Smith, interné pour braquage dans un centre de rétention, est rétif à toute autorité. Hors-la-loi, il est résolument contre les "pour-la-loi". Le directeur de l'établissement, se targuant de nouvelles méthodes propices à la réhabilitation, veut faire de l'adolescent un vainqueur du prix national de course de fond.
Or, Smith est certes un délinquant, mais pas sot pour autant. Il devine les intentions, sinon les intérêts du directeur. Il accepte les entraînements, car il aime courir, il est d'ailleurs doué pour ça. Mais il n'aime pas gagner, il n'a pas le goût de la compétition. Il distingue "the racing" (faire la course) et "the running" (courir). D'emblée Alan Sillitoe annonce ses conceptions relatives à la pratique de la compétition: il est contre, radicalement, et pour des raisons idéologiques (à la différence de Churchill disant "no sport" par posture pleine d'humour.
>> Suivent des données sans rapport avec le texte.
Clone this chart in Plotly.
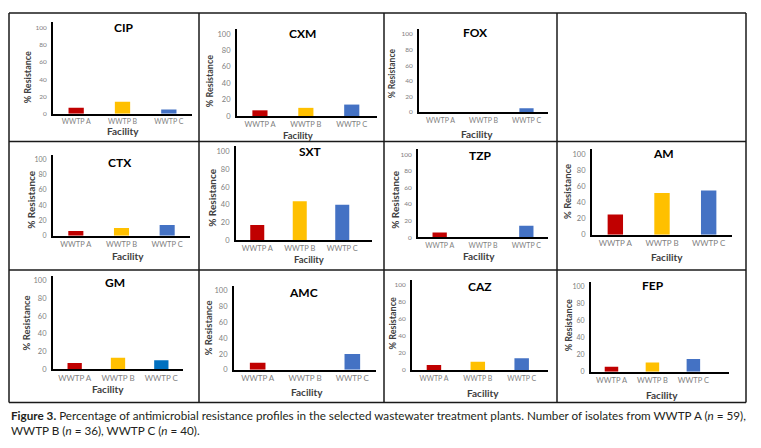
import plotly.graph_objects as go

facilities = ["WWTP A", "WWTP B", "WWTP C"]
antibiotics = ["CIP", "CXM", "FOX", "CTX", "SXT", "TZP", "AM", "GM", "AMC", "CAZ", "FEP"]
wwtp_a = [7, 7, 0, 6, 17, 6, 25, 7, 9, 6, 6]
wwtp_b = [14, 10, 0, 10, 44, 0, 52, 13, 0, 10, 11]
wwtp_c = [5, 14, 5, 14, 40, 14, 55, 10, 20, 14, 15]
y_ticks = [0, 20, 40, 60, 80, 100]
caption_1 = ("<b>Figure 3.</b> Percentage of antimicrobial resistance profiles in the selected "
             "wastewater treatment plants. Number of isolates from WWTP A (<i>n</i> = 59),")
caption_2 = "WWTP B (<i>n</i> = 36), WWTP C (<i>n</i> = 40)."

# page body has an 8px margin: the figure is drawn at (8, 8)
OFF = 8
W, H = 761 - OFF, 448 - OFF

# geometry per panel (page pixels): x0, x1, y of 0, y of 100, x-range max, tick sizes,
# title (x,y), y-title (x,y,size), facility (x,y,size)
geom = {
    "CIP": dict(x0=53, x1=192, y0=115, y1=27.7, xm=2.5, fs=6.5, cs=7, t=(123, 28), yt=(27, 78, 9), fx=(123, 132, 10)),
    "CXM": dict(x0=237, x1=377, y0=117.3, y1=34.3, xm=2.55, fs=7.5, cs=7.5, t=(302, 34), yt=(209, 82, 9), fx=(298, 137, 9.5)),
    "FOX": dict(x0=419, x1=548, y0=113.3, y1=34.3, xm=2.5, fs=6.5, cs=7, t=(475, 33), yt=(392, 74, 8.5), fx=(477, 135, 10)),
    "CTX": dict(x0=53, x1=190, y0=238.3, y1=161, xm=2.5, fs=7, cs=7.5, t=(120, 164), yt=(31, 202, 10), fx=(128, 259, 10)),
    "SXT": dict(x0=236, x1=372, y0=242.7, y1=153.3, xm=2.7, fs=7.5, cs=7.5, t=(310, 153), yt=(212, 200, 10), fx=(309, 262.5, 9.5)),
    "TZP": dict(x0=418, x1=548, y0=240, y1=156, xm=2.5, fs=6.5, cs=7, t=(480, 157), yt=(395, 202, 10), fx=(479, 259, 10)),
    "AM":  dict(x0=592, x1=732, y0=237.3, y1=156, xm=2.5, fs=7.5, cs=8, t=(663, 155), yt=(568, 194, 9.5), fx=(667, 260, 10)),
    "GM":  dict(x0=53, x1=183, y0=373.3, y1=284, xm=2.5, fs=7.5, cs=8, t=(115, 286), yt=(26, 327, 9.5), fx=(108, 393, 10)),
    "AMC": dict(x0=234, x1=376, y0=374, y1=294, xm=2.5, fs=7.5, cs=8, t=(303, 296), yt=(208, 332, 9.5), fx=(307, 396, 10)),
    "CAZ": dict(x0=412, x1=548, y0=374.3, y1=288.3, xm=2.6, fs=6.5, cs=7, t=(480, 290), yt=(392, 327, 9), fx=(483, 397, 10)),
    "FEP": dict(x0=591, x1=729, y0=376, y1=290, xm=2.87, fs=7, cs=7.5, t=(653, 289), yt=(568, 329, 9), fx=(662, 399, 10)),
}

RED, YEL, BLUE, BLUE2 = "#C00000", "#FFC000", "#4472C4", "#0070C0"
TICK = "#808080"
DARK = "#404040"

fig = go.Figure()
annotations = []
layout = {}

def px(x):
    return (x - OFF) / W

def py(y):
    return 1 - (y - OFF) / H

for i, ab in enumerate(antibiotics):
    g = geom[ab]
    n = "" if i == 0 else str(i + 1)
    colors = [RED, YEL, BLUE2 if ab == "GM" else BLUE]
    fig.add_trace(go.Bar(
        x=facilities, y=[wwtp_a[i], wwtp_b[i], wwtp_c[i]],
        marker=dict(color=colors, line=dict(width=0)), width=0.33,
        xaxis="x" + n, yaxis="y" + n, showlegend=False, hoverinfo="x+y",
    ))
    top = 1.06
    ytop_px = g["y0"] - top * (g["y0"] - g["y1"])
    layout["xaxis" + n] = dict(
        domain=[px(g["x0"]), px(g["x1"])], anchor="y" + n,
        type="category", range=[-0.5, g["xm"]],
        showline=True, linecolor="black", linewidth=2, ticks="",
        showgrid=False, zeroline=False,
        tickfont=dict(family="Lato", size=g["cs"], color=TICK),
    )
    layout["yaxis" + n] = dict(
        domain=[py(g["y0"]), py(ytop_px)], anchor="x" + n,
        range=[0, 100 * top], tickvals=y_ticks,
        showline=True, linecolor="black", linewidth=2, ticks="",
        showgrid=False, zeroline=False, ticklabelstandoff=3,
        tickfont=dict(family="Lato", size=g["fs"], color=TICK),
    )
    annotations.append(dict(
        text="<b>%s</b>" % ab, x=px(g["t"][0]), y=py(g["t"][1]), xref="paper", yref="paper",
        showarrow=False, xanchor="center", yanchor="middle",
        font=dict(family="Lato", size=12, color="black"),
    ))
    annotations.append(dict(
        text="<b>% Resistance</b>", x=px(g["yt"][0]), y=py(g["yt"][1]), xref="paper", yref="paper",
        showarrow=False, xanchor="center", yanchor="middle", textangle=-90,
        font=dict(family="Lato", size=g["yt"][2], color=DARK),
    ))
    annotations.append(dict(
        text="<b>Facility</b>", x=px(g["fx"][0]), y=py(g["fx"][1]), xref="paper", yref="paper",
        showarrow=False, xanchor="center", yanchor="middle",
        font=dict(family="Lato", size=g["fx"][2], color=DARK),
    ))

annotations.append(dict(
    text=caption_1, x=px(9), y=py(420), xref="paper", yref="paper", showarrow=False,
    xanchor="left", yanchor="middle", align="left",
    font=dict(family="Lato", size=11.7, color="#231F20"),
))
annotations.append(dict(
    text=caption_2, x=px(9), y=py(435), xref="paper", yref="paper", showarrow=False,
    xanchor="left", yanchor="middle", align="left",
    font=dict(family="Lato", size=11.7, color="#231F20"),
))

shapes = []
line_style = dict(color="#1a1a1a", width=1.5)
for yv in [13, 143, 273, 407]:
    shapes.append(dict(type="line", xref="paper", yref="paper", x0=px(9), x1=px(746),
                       y0=py(yv), y1=py(yv), line=line_style))
for xv in [9, 199, 384, 557, 746]:
    shapes.append(dict(type="line", xref="paper", yref="paper", x0=px(xv), x1=px(xv),
                       y0=py(13), y1=py(407), line=line_style))

fig.update_layout(
    width=W, height=H, margin=dict(l=0, r=0, t=0, b=0),
    paper_bgcolor="white", plot_bgcolor="white",
    annotations=annotations, shapes=shapes, **layout,
)

fig.write_html("out.html", config={"displayModeBar": False})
Smith, par son intelligence et son culot, son courage aussi (car il sait ce qui l'attend lorsqu'il aura volontairement perdu la course, humiliant par là le directeur et les officiels) met le lecteur de son côté, qui oublie vite qu'il est malgré tout, un délinquant. Dans le jeu des gendarmes et des voleurs, on se place souvent du côté des voleurs...
Je pense qu'il ne faut pas voir dans cette "long short story" autre chose qu'une flèche décochée aux bien pensant, à ceux qui détiennent l'autorité. C'est une illustration de l'individualisme libertaire, que l'auteur essaie, non sans succès, de faire passer par la vivacité de son écriture, son humour et sa fantaisie.
Le style de Sillitoe, en effet, est très efficace: phrases longues, mais aussi onomatopées, passages poétiques. Ce livre se lit d'une seule traite, effectivement, comme le recommande l'auteur de la préface, mais en le dégustant par petites gorgées, lentement, mais régulièrement.
Je prendrai volontiers une deuxième pinte de Sillitoe!